Há incertezas com o futuro da instituição quando pensamos a problemática orçamentária. De fato temos essa preocupação e temos chamado a atenção do MEC em relação a isso. Em dez anos a UFRJ incorporou o equivalente a Universidade Federal de Santa Catarina em alunos, mas faltam salas para professores. O mínimo que se deve oferecer é um local de trabalho. Isso desmotiva o professor a ter dedicação exclusiva, ele acaba não permanecendo na universidade. É a dedicação exclusiva que dá qualidade, permite que os estudantes interajam com os professores, aprofundando debates, participando de grupos de estudos, essa dedicação é preciosa para uma universidade de qualidade. Estamos em uma situação muito delicada, os nossos cursos são reconhecidos, mas estamos chegando num ponto muito sensível, em que a dificuldade de infraestrutura pode afetar expectativas de trabalho e de qualidade que nós temos em um futuro próximo.

A universidade passou por uma mudança no perfil do aluno, recebendo mais alunos de fora do Rio e de baixa renda. Isso influenciou a qualidade do ensino?
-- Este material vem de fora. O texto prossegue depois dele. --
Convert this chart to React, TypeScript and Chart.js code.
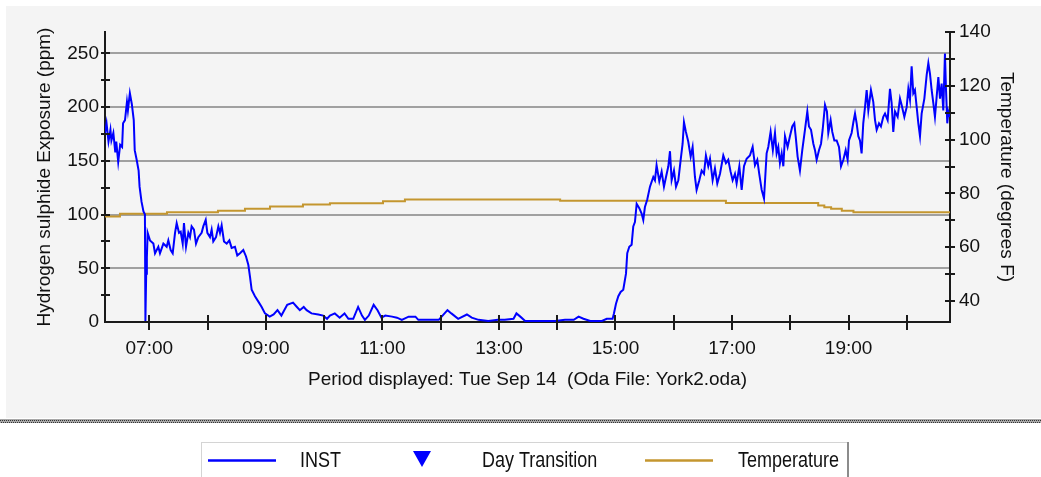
import React, { useEffect, useRef } from "react";
import { Chart, registerables } from "chart.js";

Chart.register(...registerables);

// ---- Data (time in minutes after midnight, Tue Sep 14) ----
const instTimes = [
  374.4, 376, 378, 380, 381, 383, 385, 386, 388, 390, 392, 393, 395, 397, 398, 400, 402, 404, 405, 407,
  409, 410, 412, 414, 415.5, 416, 416.8, 417.5, 418.3, 420.7, 424.2, 425.9, 429.3, 431, 434.5, 437.9, 439.6, 442, 444.1, 446.5,
  448.2, 450.6, 452.3, 454.4, 455.7, 457.8, 460.2, 461.9, 463.6, 466, 468.1, 470.5, 473.9, 475.6, 478.1, 479.8, 482.5, 484.2, 485.9, 488.7,
  491.1, 492.8, 494.5, 496.9, 499.7, 502.4, 504.8, 508.2, 510.6, 513.4, 516.8, 519.6, 522, 523.7, 525.4, 528.8, 532.3, 535.7, 539.1, 544,
  548, 552, 556, 562, 568, 572, 575, 579, 582, 587, 594, 599, 603, 606, 611, 616, 621, 625, 630, 635,
  639, 642, 646, 651, 655, 659, 663, 670, 675, 680, 687, 694, 697, 718, 721, 727, 731, 738, 747, 752,
  759, 769, 779, 786, 795, 798, 802, 807, 821, 838, 848, 857, 862, 867, 874, 886, 891, 897, 898.4, 900.5,
  902.9, 905.3, 908, 910.8, 912.1, 914.2, 916.6, 918.3, 920, 921.8, 924.5, 926.9, 928.6, 930.3, 932.7, 935.5, 938.9, 940.6, 942.3, 945.1,
  947.5, 949.9, 952, 954.4, 956.1, 957.8, 960.2, 962.3, 964.7, 967.1, 969.1, 970.5, 972.5, 974.9, 977.4, 979.4, 981.8, 983.5, 986.3, 988.7,
  991.1, 993.1, 995.5, 997.3, 1000, 1002.4, 1004.8, 1007.6, 1011, 1013.7, 1016.1, 1018.5, 1020.6, 1023, 1024.7, 1027.5, 1029.9, 1032.3, 1035, 1038.4,
  1041.2, 1043.6, 1046, 1048, 1050.5, 1052.9, 1055.6, 1057.3, 1059.7, 1062, 1064.2, 1065.9, 1067.6, 1069.3, 1071.1, 1072.8, 1074.5, 1077.2, 1079.6, 1082,
  1084.1, 1085.5, 1087.5, 1089.9, 1092.3, 1095.1, 1097.5, 1099.2, 1101.3, 1103.7, 1105.4, 1107.1, 1109.5, 1111.6, 1113.3, 1115.7, 1117.7, 1119.1, 1121.5, 1123.2,
  1125.3, 1127.7, 1130.1, 1132.2, 1134.6, 1137, 1139, 1140.4, 1143.1, 1144.9, 1146.6, 1148.3, 1150, 1151.7, 1153.4, 1155.1, 1156.9, 1158.6, 1160.3, 1163,
  1165.4, 1167.2, 1168.9, 1171.3, 1173.3, 1175.7, 1177.5, 1180.2, 1182.6, 1184.3, 1186, 1187.8, 1190.5, 1192.9, 1194.6, 1197.4, 1199.8, 1201.5, 1203.2, 1204.9,
  1206.6, 1208.3, 1210.1, 1211.8, 1213.5, 1215.2, 1218, 1220.4, 1222.1, 1223.8, 1225.5, 1227.2, 1228.9, 1230.7, 1232.4, 1234.1, 1235.8, 1237.5, 1239.2, 1240.3,
  1241.6, 1242.7, 1244.4,
];
const instValues = [
  176, 185, 168, 179, 169, 176, 158, 168, 149, 165, 163, 185, 188, 205, 197, 213, 203, 188, 160, 151,
  141, 126, 112, 103, 100, 1, 45, 60, 83, 76, 73, 64, 70, 64, 73, 70, 76, 67, 64, 83,
  92, 83, 84, 73, 92, 70, 83, 79, 89, 86, 73, 79, 83, 89, 95, 83, 79, 86, 75, 79,
  89, 83, 90, 75, 73, 76, 69, 70, 62, 64, 67, 61, 53, 42, 30, 24, 19, 14, 8, 5,
  7, 11, 6, 16, 18, 14, 11, 14, 11, 8, 7, 6, 3, 6, 8, 4, 8, 3, 3, 14,
  6, 2, 6, 16, 11, 4, 6, 5, 4, 2, 5, 5, 2, 2, 5, 11, 8, 3, 7, 4,
  2, 1, 2, 2, 3, 8, 5, 1, 1, 1, 2, 2, 5, 3, 1, 1, 3, 3, 8, 17,
  24, 28, 30, 45, 64, 70, 72, 89, 93, 110, 106, 101, 95, 107, 114, 126, 135, 132, 146, 131,
  140, 126, 135, 145, 159, 132, 141, 126, 132, 151, 166, 186, 177, 168, 154, 163, 135, 123, 132, 141,
  138, 155, 145, 152, 132, 143, 129, 138, 155, 148, 151, 140, 132, 138, 129, 145, 123, 145, 152, 155,
  163, 146, 151, 138, 123, 115, 157, 163, 177, 160, 176, 157, 163, 148, 157, 145, 173, 163, 173, 182,
  185, 173, 154, 141, 160, 179, 196, 182, 179, 166, 160, 151, 160, 166, 179, 202, 196, 176, 188, 177,
  169, 169, 163, 145, 151, 160, 151, 169, 176, 186, 194, 185, 173, 169, 157, 185, 200, 216, 197, 216,
  205, 188, 179, 185, 182, 191, 194, 188, 217, 204, 177, 196, 191, 208, 202, 191, 200, 217, 207, 238,
  213, 216, 200, 185, 173, 194, 208, 230, 241, 231, 216, 204, 191, 210, 228, 208, 222, 197, 250, 216,
  185, 196, 191,
];
const tempTimes = [
  374.4, 389.8, 438.2, 490.7, 518.5, 544.3, 578.2, 606, 660.6, 683.2, 843, 1013.7, 1108.7, 1115, 1122, 1133, 1145, 1244.4,
];
const tempValues = [
  71.4, 72.4, 73.0, 73.6, 74.3, 75.1, 75.9, 76.3, 77.1, 77.7, 77.3, 76.4, 75.5, 74.9, 74.3, 73.6, 73.0, 73.0,
];

const seriesLabels = ["INST", "Day Transition", "Temperature"];
const xTitle = "Period displayed: Tue Sep 14  (Oda File: York2.oda)";
const yLeftTitle = "Hydrogen sulphide Exposure (ppm)";
const yRightTitle = "Temperature (degrees F)";

const xMin = 374.4;
const xMax = 1244.4;
const leftMin = 0;
const leftMax = 270;
const rightMin = 32.2;
const rightMax = 140;

const hourLabelTicks = [420, 540, 660, 780, 900, 1020, 1140];
const hourTicks = [420, 480, 540, 600, 660, 720, 780, 840, 900, 960, 1020, 1080, 1140, 1200];
const leftTicks = [0, 50, 100, 150, 200, 250];
const leftMinorTicks = [25, 50, 75, 100, 125, 150, 175, 200, 225, 250];
const rightTicks = [40, 60, 80, 100, 120, 140];
const rightMinorTicks = [40, 50, 60, 70, 80, 90, 100, 110, 120, 130, 140];

const FONT = "'Liberation Sans', Arial, sans-serif";
const TEXT = "#111111";

const fmtHour = (v: number) => String(Math.round(v / 60)).padStart(2, "0") + ":00";

const backgroundPlugin = {
  id: "panelBackground",
  beforeDraw(chart: any) {
    const ctx = chart.ctx;
    ctx.save();
    ctx.fillStyle = "#ffffff";
    ctx.fillRect(0, 0, chart.width, chart.height);
    ctx.fillStyle = "#f4f4f4";
    ctx.fillRect(6, 6, chart.width - 6, 412);
    ctx.fillStyle = "#a8a8a8";
    ctx.fillRect(0, 419, chart.width, 4);
    ctx.strokeStyle = "#333333";
    ctx.lineWidth = 1;
    ctx.setLineDash([1, 1]);
    ctx.beginPath();
    ctx.moveTo(0, 420.5);
    ctx.lineTo(chart.width, 420.5);
    ctx.stroke();
    ctx.lineDashOffset = 1;
    ctx.beginPath();
    ctx.moveTo(0, 422.5);
    ctx.lineTo(chart.width, 422.5);
    ctx.stroke();
    ctx.restore();
  },
};

const crossTicksPlugin = {
  id: "crossTicks",
  afterDatasetsDraw(chart: any) {
    const { ctx, chartArea, scales } = chart;
    ctx.save();
    ctx.strokeStyle = "#1a1a1a";
    ctx.lineWidth = 2;
    ctx.beginPath();
    for (const v of leftMinorTicks) {
      const y = Math.round(scales.y.getPixelForValue(v));
      ctx.moveTo(chartArea.left - 4, y);
      ctx.lineTo(chartArea.left + 5, y);
    }
    for (const v of rightMinorTicks) {
      const y = Math.round(scales.y2.getPixelForValue(v));
      ctx.moveTo(chartArea.right - 5, y);
      ctx.lineTo(chartArea.right + 5, y);
    }
    for (const v of hourTicks) {
      const x = Math.round(scales.x.getPixelForValue(v));
      ctx.moveTo(x, chartArea.bottom - 7);
      ctx.lineTo(x, chartArea.bottom + 8);
    }
    ctx.stroke();
    ctx.restore();
  },
};

const legendPlugin = {
  id: "boxLegend",
  afterDraw(chart: any) {
    const ctx = chart.ctx;
    const markerX = [242, 422, 679];
    const textX = [300, 482, 738];
    const cy = 460;
    ctx.save();
    ctx.fillStyle = "#ffffff";
    ctx.fillRect(201, 442, 647, 35);
    ctx.strokeStyle = "#d4d4d4";
    ctx.lineWidth = 1;
    ctx.strokeRect(201.5, 442.5, 647, 36);
    ctx.strokeStyle = "#8c8c8c";
    ctx.lineWidth = 2;
    ctx.beginPath();
    ctx.moveTo(848, 442);
    ctx.lineTo(848, 477);
    ctx.stroke();
    chart.data.datasets.forEach((d: any, i: number) => {
      if (d.pointStyle === "triangle") {
        ctx.fillStyle = d.pointBackgroundColor;
        ctx.beginPath();
        ctx.moveTo(markerX[i] - 9, cy - 9);
        ctx.lineTo(markerX[i] + 9, cy - 9);
        ctx.lineTo(markerX[i], cy + 7);
        ctx.closePath();
        ctx.fill();
      } else {
        ctx.strokeStyle = d.borderColor;
        ctx.lineWidth = 2.5;
        ctx.beginPath();
        ctx.moveTo(markerX[i] - 34, cy + 0.5);
        ctx.lineTo(markerX[i] + 34, cy + 0.5);
        ctx.stroke();
      }
      ctx.save();
      ctx.translate(textX[i], cy + 1);
      ctx.scale(1, 1.22);
      ctx.fillStyle = TEXT;
      ctx.font = `18px ${FONT}`;
      ctx.textBaseline = "middle";
      ctx.textAlign = "left";
      ctx.fillText(d.label, 0, 0);
      ctx.restore();
    });
    ctx.restore();
  },
};

export default function App() {
  const canvasRef = useRef<HTMLCanvasElement>(null);

  useEffect(() => {
    const instData = instTimes.map((t, i) => ({ x: t, y: instValues[i] }));
    const tempData = tempTimes.map((t, i) => ({ x: t, y: tempValues[i] }));
    const chart = new Chart(canvasRef.current as HTMLCanvasElement, {
      type: "line",
      data: {
        datasets: [
          {
            label: seriesLabels[0],
            data: instData,
            borderColor: "#0000ff",
            borderWidth: 2,
            pointRadius: 0,
            yAxisID: "y",
          },
          {
            label: seriesLabels[1],
            data: [],
            showLine: false,
            pointStyle: "triangle",
            rotation: 180,
            pointBackgroundColor: "#0000ff",
            borderColor: "#0000ff",
            yAxisID: "y",
          } as any,
          {
            label: seriesLabels[2],
            data: tempData,
            borderColor: "#c4962f",
            borderWidth: 2,
            pointRadius: 0,
            stepped: true,
            yAxisID: "y2",
          },
        ],
      },
      options: {
        animation: false,
        responsive: false,
        devicePixelRatio: 1,
        layout: { padding: { top: 32, left: 0, right: 0, bottom: 0 } },
        plugins: {
          legend: { display: false },
          tooltip: { enabled: false },
        },
        scales: {
          x: {
            type: "linear",
            position: "bottom",
            min: xMin,
            max: xMax,
            afterFit: (s: any) => {
              s.height = 155;
            },
            afterBuildTicks: (s: any) => {
              s.ticks = hourLabelTicks.map((v) => ({ value: v }));
            },
            grid: { display: false, drawTicks: false },
            border: { display: true, color: "#1a1a1a", width: 2 },
            ticks: {
              autoSkip: false,
              maxRotation: 0,
              padding: 15,
              color: TEXT,
              font: { family: FONT, size: 19 },
              callback: (v: any) => fmtHour(Number(v)),
            },
            title: {
              display: true,
              text: xTitle,
              color: TEXT,
              font: { family: FONT, size: 19 },
              padding: { top: 0, bottom: 86 },
            },
          },
          y: {
            type: "linear",
            position: "left",
            min: leftMin,
            max: leftMax,
            afterFit: (s: any) => {
              s.width = 105;
            },
            afterBuildTicks: (s: any) => {
              s.ticks = leftTicks.map((v) => ({ value: v }));
            },
            grid: { color: "#a0a0a0", lineWidth: 2, drawTicks: false },
            border: { display: true, color: "#1a1a1a", width: 2 },
            ticks: {
              padding: 6,
              color: TEXT,
              font: { family: FONT, size: 19 },
            },
            title: {
              display: true,
              text: yLeftTitle,
              color: TEXT,
              font: { family: FONT, size: 19 },
              padding: { top: 33, bottom: 0 },
            },
          },
          y2: {
            type: "linear",
            position: "right",
            min: rightMin,
            max: rightMax,
            afterFit: (s: any) => {
              s.width = 91;
            },
            afterBuildTicks: (s: any) => {
              s.ticks = rightTicks.map((v) => ({ value: v }));
            },
            grid: { drawOnChartArea: false, drawTicks: false },
            border: { display: true, color: "#1a1a1a", width: 2 },
            ticks: {
              padding: 9,
              color: TEXT,
              font: { family: FONT, size: 19 },
            },
            title: {
              display: true,
              text: yRightTitle,
              color: TEXT,
              font: { family: FONT, size: 19 },
              padding: { top: 23, bottom: 0 },
            },
          },
        },
      } as any,
      plugins: [backgroundPlugin, crossTicksPlugin, legendPlugin],
    });
    return () => chart.destroy();
  }, []);

  return (
    <div style={{ position: "absolute", left: 0, top: 0, width: 1041, height: 477, background: "#ffffff" }}>
      <canvas ref={canvasRef} width={1041} height={477} style={{ display: "block", width: 1041, height: 477 }} />
    </div>
  );
}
Eu avalio que sim. Os estudantes que vêm de setores mais explorados, quando ingressam na universidade sabem que estão diante de uma conquista que precisa ser agarrada, efetivada. Então passam a ter um engajamento muito grande em seus cursos, buscam desempenhar e aproveitar a conquista que lograram em sua vida, de estar na melhor universidade do país. Mas também temos outro lado que nos preocupa que é a assistência estudantil. Muitos desses estudantes precisam ter essa assistência porque não têm dinheiro para morar no Rio de Janeiro, que é uma cidade extremamente cara.